The all-seeing eye is, in actuality, a positive symbol. It signifies God and should, in proper use, be balanced between the Sun and the Moon; it represents a union of the masculine and feminine principles. Further, the eye should also appear in an upright triangle; the triangle represents the heart, we truly see with our heart—the divine eye. Hence Cardinal Newman’s motto was Cor ad cor loquitur, let heart speak to heart. The divine conversation springs from the heart, not the head, the guts, or the genitals; though we can speak through those as well, with varying results.
The reason why the all-seeing eye takes on a sinister aspect in its current manifestation is simply that it is out of balance—without Sun and Moon—and, in the most notable example, the eye atop a pyramid reproduced on the currency of the United States, the symbol is inverted. The eye is outside the triangle and sits atop the pyramid, rather like the Eye of Sauron riding his tower. Today, the eye is usually appropriated for commercial or state purposes, so the person who uses it is, in fact, attempting to displace or take on the role of God.
To adopt the all-seeing eye in this way turns it into the evil eye, and not just because it usurps God. The all-seeing eye radiates outwards, placing people under judgemental observation. The implication of the symbol is that the state is watching you; and so, of course, you better behave. This destroys the innocence of unselfconscious activity, just as when an adult applauds or criticises a young child’s unselfconscious dance; they become “a good little dancer” or “a disruptive little girl”. Once they become good or bad they cannot be spontaneous—they have fallen from Eden. The clichéd phrase “dance as if nobody is watching” exists for this reason; and yet it is clichéd because it is hard to do. It can only be achieved by passing through a period of self-consciousness that eventually gives way to a performance that is not for anyone at all.
The commercial and state enterprises that take on the role of God, being a kind of priesthood, specialise in making people self-conscious. This is how they misuse the eye; they use the eye to say, just like schoolteachers: “We’re watching you, so you better behave.” It is a feminine position, concerned with shame and social standing. Thus we have many CCTV cameras, but few are monitored; the all-seeing eye is sightless—the policemen on the beat or the grandmothers watching from doorsteps have gone.
Divine awareness comes from making observations from the heart, just saying how things are and how you perceive them; but today most speak to please the ever-watching eye. When we speak of waking up and awakening—what Jesus and Nietzsche knew—we mean to be a loyal observer, from the heart, not judging but perceiving what surrounds us. Hence nationalist movements, usually associated with religion, often speak of awakening or, per the populist Paul Joseph Watson, tell people to, “Wake up!” The observer is the falcon; a symbol of Christ, the high observer.
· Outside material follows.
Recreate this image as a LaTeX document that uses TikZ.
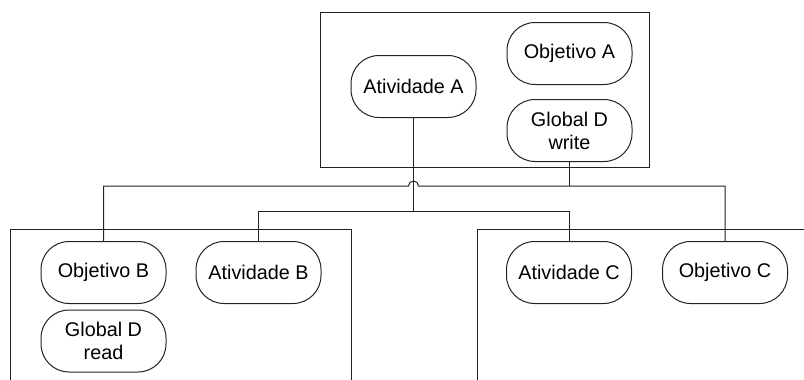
\documentclass[tikz,border=0pt]{standalone}
\usepackage{fontspec}
\setmainfont{Liberation Sans}
\usetikzlibrary{calc}
\definecolor{ink}{HTML}{222222}
\tikzset{
  pill/.style={draw=ink, line width=1pt, rounded corners=28pt, minimum width=125pt,
    minimum height=62pt, inner sep=0pt, align=center,
    font=\fontsize{19.8}{23}\selectfont},
  wire/.style={draw=ink, line width=1pt},
}
\begin{document}
\begin{tikzpicture}[x=1pt,y=1pt]
\useasboundingbox (0,0) rectangle (804,-380);
\clip (0,0) rectangle (804,-380);

% frames
\draw[wire] (320,-12) rectangle (649,-167);
\draw[wire] (10,-385) -- (10,-229) -- (351,-229) -- (351,-385);
\draw[wire] (477,-385) -- (477,-229) -- (810,-229);

% upper group
\node[pill] (AA) at (413.5,-86.5) {Atividade A};
\node[pill] (OA) at (569.5,-53.5) {Objetivo A};
\node[pill] (GDW) at (569.5,-130.5) {Global D\\write};

% left group
\node[pill] (OB) at (103.5,-272.5) {Objetivo B};
\node[pill] (GDR) at (103.5,-341) {Global D\\read};
\node[pill] (AB) at (258.5,-272.5) {Atividade B};

% right group
\node[pill] (AC) at (569,-272.5) {Atividade C};
\node[pill] (OC) at (725,-272.5) {Objetivo C};

% bus levels
\coordinate (bus1) at (0,-186);
\coordinate (bus2) at (0,-211);

% objectives bus, hopping over the activity trunk
\draw[wire] (GDW.south) -- (GDW.south |- bus1);
\draw[wire] (OB.north) -- (OB.north |- bus1)
  -- ($(AA.south |- bus1)+(-5,0)$) arc[start angle=180,end angle=0,radius=5]
  -| (OC.north);

% activities bus
\draw[wire] (AA.south) -- (AA.south |- bus2);
\draw[wire] (AB.north) -- (AB.north |- bus2) -| (AC.north);
\end{tikzpicture}
\end{document}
To wake up is not to assume a particular position; it is to speak from the heart, as you see it—no matter how foolish the eye tells you those observations are. The political left, for example, speaks of raising awareness or building consciousness; of course, they really mean, through priestly tricks, to constrain consciousness. Awareness is not imposed from the outside; it comes from the voice within: it is to perceive, beyond good and evil, that everything is in place simply because it exists.